[Start Data section]

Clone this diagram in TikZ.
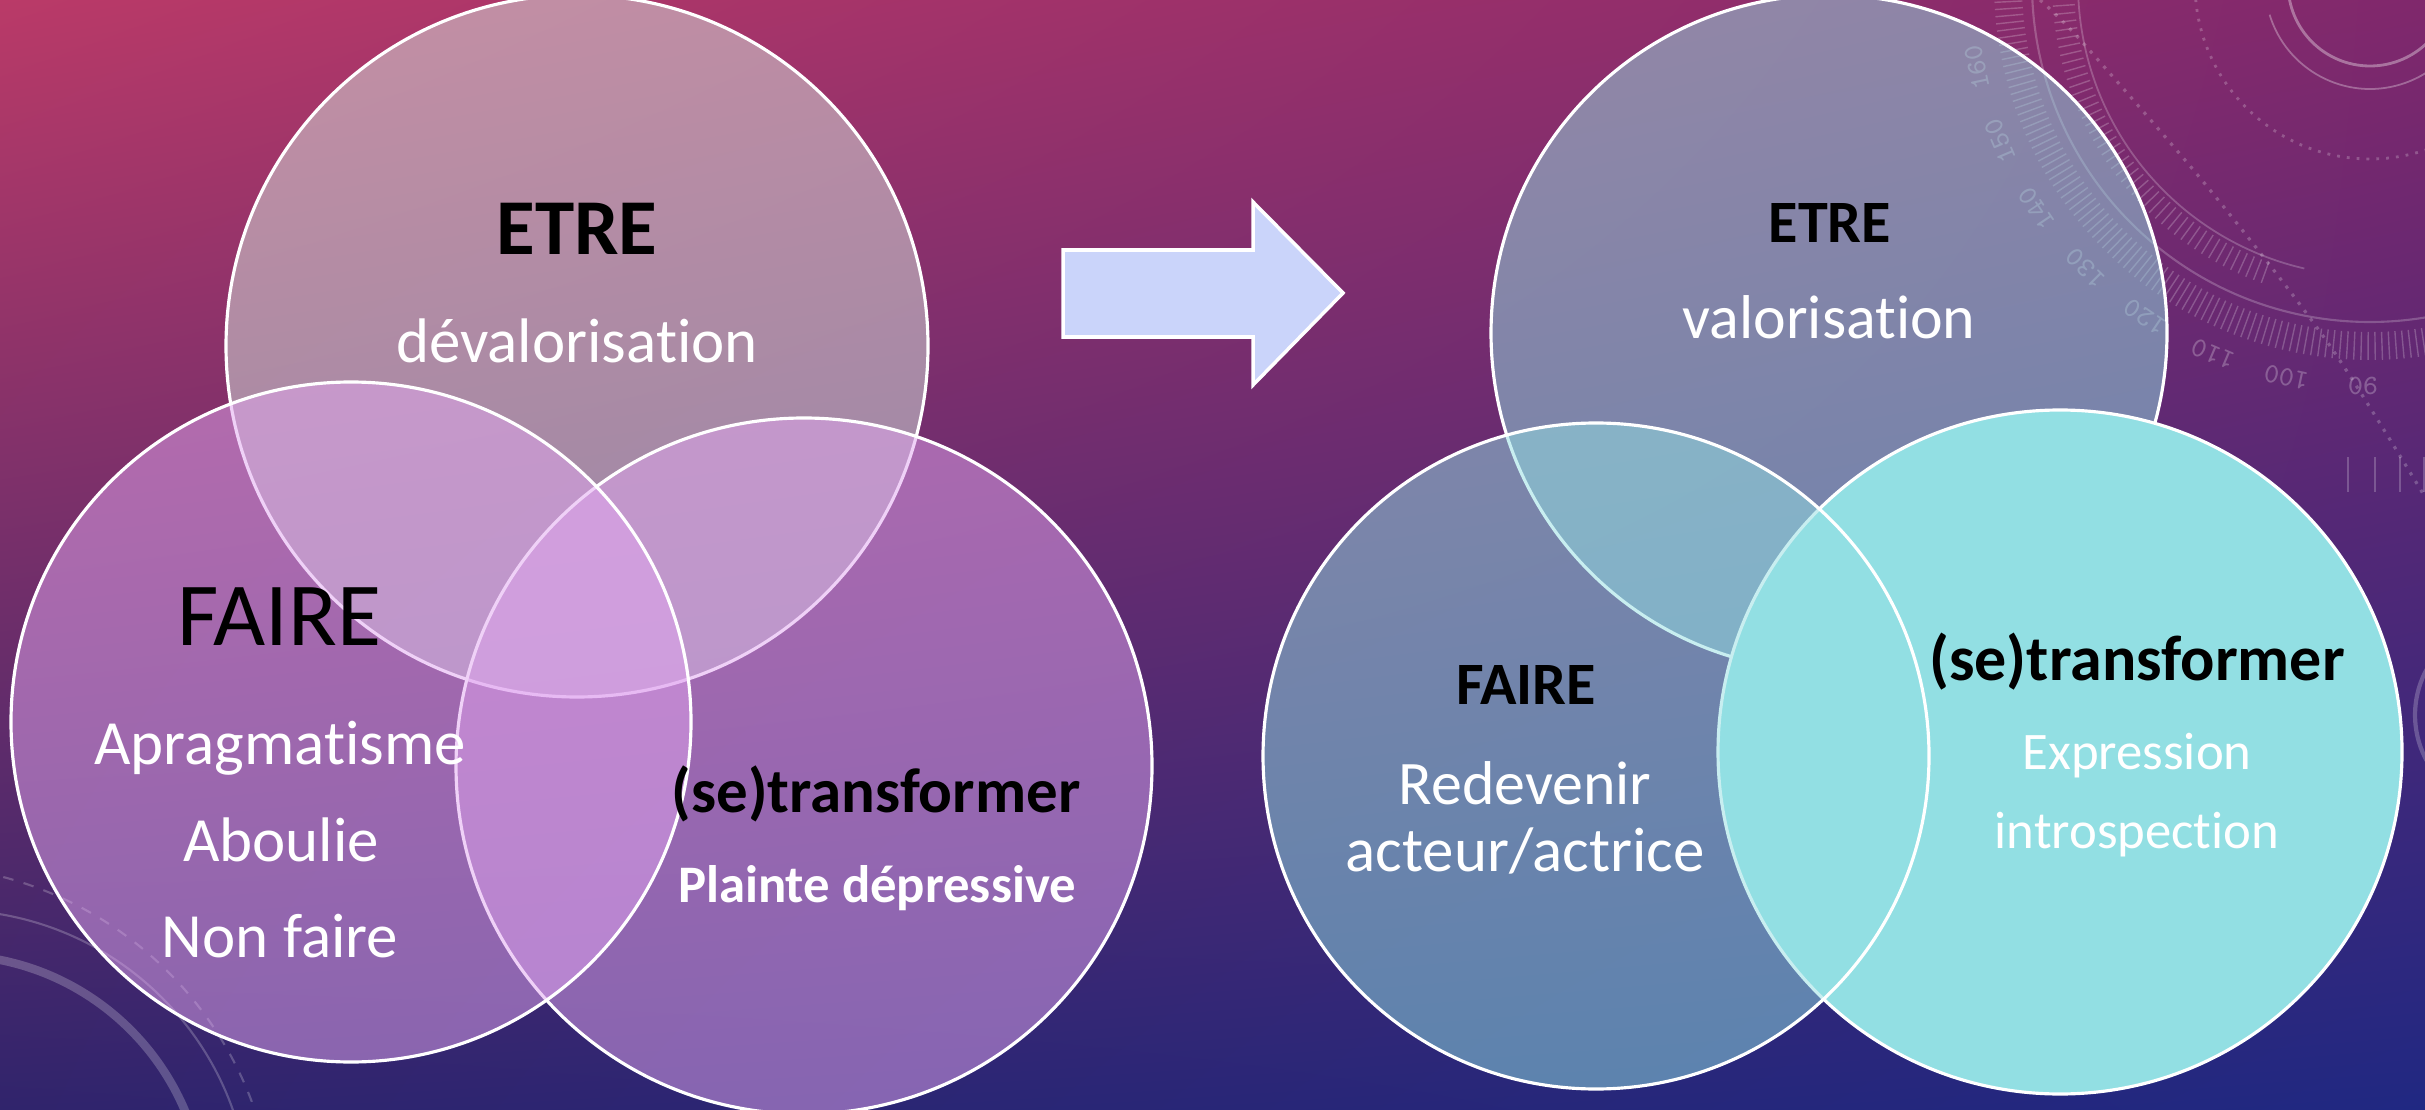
\documentclass[tikz,border=0pt]{standalone}
\usepackage{fontspec}
\setmainfont{Carlito}[Ligatures={NoCommon,NoContextual}]
\usetikzlibrary{calc,shadings}
\definecolor{bgUL}{RGB}{186,58,104}
\definecolor{bgUR}{RGB}{128,40,108}
\definecolor{bgLL}{RGB}{48,36,108}
\definecolor{bgLR}{RGB}{32,40,130}
\definecolor{mintgrey}{RGB}{214,230,223}
\definecolor{lavender}{RGB}{225,165,240}
\definecolor{cyanlight}{RGB}{146,223,227}
\definecolor{arrowfill}{RGB}{202,212,250}
\tikzset{
  ring/.style={draw=white, line width=0.9pt},
  etreleft/.style={ring, fill=mintgrey, fill opacity=0.5},
  lavcircle/.style={ring, fill=lavender, fill opacity=0.5},
  cyanhalf/.style={ring, fill=cyanlight, fill opacity=0.5},
  cyanfull/.style={ring, fill=cyanlight},
  lbl/.style={inner sep=0pt, anchor=base},
  deco/.style={draw=white, draw opacity=0.22},
  gaugenum/.style={inner sep=0pt, text=white, text opacity=0.25, font=\ttfamily\fontsize{8}{8}\selectfont}
}
\begin{document}
\begin{tikzpicture}[x=0.01cm,y=-0.01cm]
\useasboundingbox (0,0) rectangle (2425,1110);
\begin{scope}
\clip (0,0) rectangle (2425,1110);
\shade[upper left=bgUL,upper right=bgUR,lower left=bgLL,lower right=bgLR] (0,0) rectangle (2425,1110);

% background decorations (gauge, top right)
\coordinate (g) at (2370,-16);
\draw[deco, draw opacity=0.35, line width=0.8pt] (g) circle (82);
\draw[deco, draw opacity=0.3, line width=0.5pt] ($(g)+(163:105)$) arc (163:-10:105);
\draw[deco, line width=0.8pt, dotted] (g) circle (175);
\draw[deco, line width=0.5pt] ($(g)+(103:292)$) arc (103:200:292);
\draw[deco, line width=0.6pt] ($(g)+(40:338)$) arc (40:200:338);
\foreach \a in {76,77.1,...,178} \draw[deco, line width=0.4pt] ($(g)+(\a:348)$) -- ($(g)+(\a:376)$);
\foreach \a in {110,111.5,...,180} \draw[deco, line width=0.4pt] ($(g)+(\a:296)$) -- ($(g)+(\a:318)$);
\foreach \n/\a in {80/80,90/91,100/102,110/113,120/124,130/135,140/146,150/157,160/168}
  \node[gaugenum, rotate=-\a-90] (gn\n) at ($(g)+(\a:402)$) {\n};
\draw[deco, line width=0.9pt, dotted] plot[smooth] coordinates {(2040,0) (2083,43) (2210,190) (2328,343) (2425,497)};
\foreach \x in {2348,2375,2400,2424} \draw[deco, line width=0.6pt] (\x,457) -- (\x,492);
\draw[deco, line width=1.2pt] (2510,715) circle (95);

% background decorations (bottom left)
\draw[deco, line width=2.4pt] (-50,1210) circle (255);
\draw[deco, line width=0.6pt] (-50,1210) circle (300);
\draw[deco, line width=0.6pt, dashed] (-90,1230) circle (365);

% left Venn
\path[etreleft] (577,346) circle (351);
\path[lavcircle] (804,766) circle (348);
\path[lavcircle] (351,722) circle (340);

% arrow
\draw[draw=white, line width=1pt, fill=arrowfill, line join=miter]
  (1063,250) -- (1253,250) -- (1253,202) -- (1343,293) -- (1253,385) -- (1253,337) -- (1063,337) -- cycle;

% right Venn
\path[cyanhalf] (1829,333) circle (338);
\path[cyanfull] (2060,752) circle (342);
\path[cyanhalf] (1596,756) circle (333);
\end{scope}

% left labels
\node[lbl, font=\bfseries\fontsize{22.5}{24}\selectfont] (etreL) at (577,255) {ETRE};
\node[lbl, text=white, font=\fontsize{17.9}{20}\selectfont] (devalo) at (577,363) {dévalorisation};
\node[lbl, font=\fontsize{25.6}{28}\selectfont] (faireL) at (279,645) {FAIRE};
\node[lbl, text=white, font=\fontsize{17.9}{20}\selectfont] (aprag) at (280,764) {Apragmatisme};
\node[lbl, text=white, font=\fontsize{17.9}{20}\selectfont] (aboulie) at (281,861) {Aboulie};
\node[lbl, text=white, font=\fontsize{17.9}{20}\selectfont] (nonfaire) at (280,957) {Non faire};
\node[lbl, font=\bfseries\fontsize{17.9}{20}\selectfont] (transL) at (876,812) {(se)transformer};
\node[lbl, text=white, font=\bfseries\fontsize{15}{17}\selectfont] (plainte) at (877,902) {Plainte dépressive};

% right labels
\node[lbl, font=\bfseries\fontsize{17.1}{19}\selectfont] (etreR) at (1830,243) {ETRE};
\node[lbl, text=white, font=\fontsize{17.6}{20}\selectfont] (valo) at (1829,339) {valorisation};
\node[lbl, font=\bfseries\fontsize{17.1}{19}\selectfont] (faireR) at (1526,704) {FAIRE};
\node[lbl, text=white, font=\fontsize{17.6}{20}\selectfont] (redev) at (1525,804) {Redevenir};
\node[lbl, text=white, font=\fontsize{17.9}{20}\selectfont] (acteur) at (1525,871) {acteur/actrice};
\node[lbl, font=\bfseries\fontsize{18.2}{20}\selectfont] (transR) at (2137,680) {(se)transformer};
\node[lbl, text=white, font=\fontsize{15}{17}\selectfont] (expr) at (2137,769) {Expression};
\node[lbl, text=white, font=\fontsize{15}{17}\selectfont] (intro) at (2137,848) {introspection};
\end{tikzpicture}
\end{document}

[End Data section]

Work to be completed:
Keep the pictures out of the copy and write out the data exactly as it stands.

Exercise solution:
Clone this diagram in TikZ.
\documentclass[tikz,border=0pt]{standalone}
\usepackage{fontspec}
\setmainfont{Carlito}[Ligatures={NoCommon,NoContextual}]
\usetikzlibrary{calc,shadings}
\definecolor{bgUL}{RGB}{186,58,104}
\definecolor{bgUR}{RGB}{128,40,108}
\definecolor{bgLL}{RGB}{48,36,108}
\definecolor{bgLR}{RGB}{32,40,130}
\definecolor{mintgrey}{RGB}{214,230,223}
\definecolor{lavender}{RGB}{225,165,240}
\definecolor{cyanlight}{RGB}{146,223,227}
\definecolor{arrowfill}{RGB}{202,212,250}
\tikzset{
  ring/.style={draw=white, line width=0.9pt},
  etreleft/.style={ring, fill=mintgrey, fill opacity=0.5},
  lavcircle/.style={ring, fill=lavender, fill opacity=0.5},
  cyanhalf/.style={ring, fill=cyanlight, fill opacity=0.5},
  cyanfull/.style={ring, fill=cyanlight},
  lbl/.style={inner sep=0pt, anchor=base},
  deco/.style={draw=white, draw opacity=0.22},
  gaugenum/.style={inner sep=0pt, text=white, text opacity=0.25, font=\ttfamily\fontsize{8}{8}\selectfont}
}
\begin{document}
\begin{tikzpicture}[x=0.01cm,y=-0.01cm]
\useasboundingbox (0,0) rectangle (2425,1110);
\begin{scope}
\clip (0,0) rectangle (2425,1110);
\shade[upper left=bgUL,upper right=bgUR,lower left=bgLL,lower right=bgLR] (0,0) rectangle (2425,1110);

% background decorations (gauge, top right)
\coordinate (g) at (2370,-16);
\draw[deco, draw opacity=0.35, line width=0.8pt] (g) circle (82);
\draw[deco, draw opacity=0.3, line width=0.5pt] ($(g)+(163:105)$) arc (163:-10:105);
\draw[deco, line width=0.8pt, dotted] (g) circle (175);
\draw[deco, line width=0.5pt] ($(g)+(103:292)$) arc (103:200:292);
\draw[deco, line width=0.6pt] ($(g)+(40:338)$) arc (40:200:338);
\foreach \a in {76,77.1,...,178} \draw[deco, line width=0.4pt] ($(g)+(\a:348)$) -- ($(g)+(\a:376)$);
\foreach \a in {110,111.5,...,180} \draw[deco, line width=0.4pt] ($(g)+(\a:296)$) -- ($(g)+(\a:318)$);
\foreach \n/\a in {80/80,90/91,100/102,110/113,120/124,130/135,140/146,150/157,160/168}
  \node[gaugenum, rotate=-\a-90] (gn\n) at ($(g)+(\a:402)$) {\n};
\draw[deco, line width=0.9pt, dotted] plot[smooth] coordinates {(2040,0) (2083,43) (2210,190) (2328,343) (2425,497)};
\foreach \x in {2348,2375,2400,2424} \draw[deco, line width=0.6pt] (\x,457) -- (\x,492);
\draw[deco, line width=1.2pt] (2510,715) circle (95);

% background decorations (bottom left)
\draw[deco, line width=2.4pt] (-50,1210) circle (255);
\draw[deco, line width=0.6pt] (-50,1210) circle (300);
\draw[deco, line width=0.6pt, dashed] (-90,1230) circle (365);

% left Venn
\path[etreleft] (577,346) circle (351);
\path[lavcircle] (804,766) circle (348);
\path[lavcircle] (351,722) circle (340);

% arrow
\draw[draw=white, line width=1pt, fill=arrowfill, line join=miter]
  (1063,250) -- (1253,250) -- (1253,202) -- (1343,293) -- (1253,385) -- (1253,337) -- (1063,337) -- cycle;

% right Venn
\path[cyanhalf] (1829,333) circle (338);
\path[cyanfull] (2060,752) circle (342);
\path[cyanhalf] (1596,756) circle (333);
\end{scope}

% left labels
\node[lbl, font=\bfseries\fontsize{22.5}{24}\selectfont] (etreL) at (577,255) {ETRE};
\node[lbl, text=white, font=\fontsize{17.9}{20}\selectfont] (devalo) at (577,363) {dévalorisation};
\node[lbl, font=\fontsize{25.6}{28}\selectfont] (faireL) at (279,645) {FAIRE};
\node[lbl, text=white, font=\fontsize{17.9}{20}\selectfont] (aprag) at (280,764) {Apragmatisme};
\node[lbl, text=white, font=\fontsize{17.9}{20}\selectfont] (aboulie) at (281,861) {Aboulie};
\node[lbl, text=white, font=\fontsize{17.9}{20}\selectfont] (nonfaire) at (280,957) {Non faire};
\node[lbl, font=\bfseries\fontsize{17.9}{20}\selectfont] (transL) at (876,812) {(se)transformer};
\node[lbl, text=white, font=\bfseries\fontsize{15}{17}\selectfont] (plainte) at (877,902) {Plainte dépressive};

% right labels
\node[lbl, font=\bfseries\fontsize{17.1}{19}\selectfont] (etreR) at (1830,243) {ETRE};
\node[lbl, text=white, font=\fontsize{17.6}{20}\selectfont] (valo) at (1829,339) {valorisation};
\node[lbl, font=\bfseries\fontsize{17.1}{19}\selectfont] (faireR) at (1526,704) {FAIRE};
\node[lbl, text=white, font=\fontsize{17.6}{20}\selectfont] (redev) at (1525,804) {Redevenir};
\node[lbl, text=white, font=\fontsize{17.9}{20}\selectfont] (acteur) at (1525,871) {acteur/actrice};
\node[lbl, font=\bfseries\fontsize{18.2}{20}\selectfont] (transR) at (2137,680) {(se)transformer};
\node[lbl, text=white, font=\fontsize{15}{17}\selectfont] (expr) at (2137,769) {Expression};
\node[lbl, text=white, font=\fontsize{15}{17}\selectfont] (intro) at (2137,848) {introspection};
\end{tikzpicture}
\end{document}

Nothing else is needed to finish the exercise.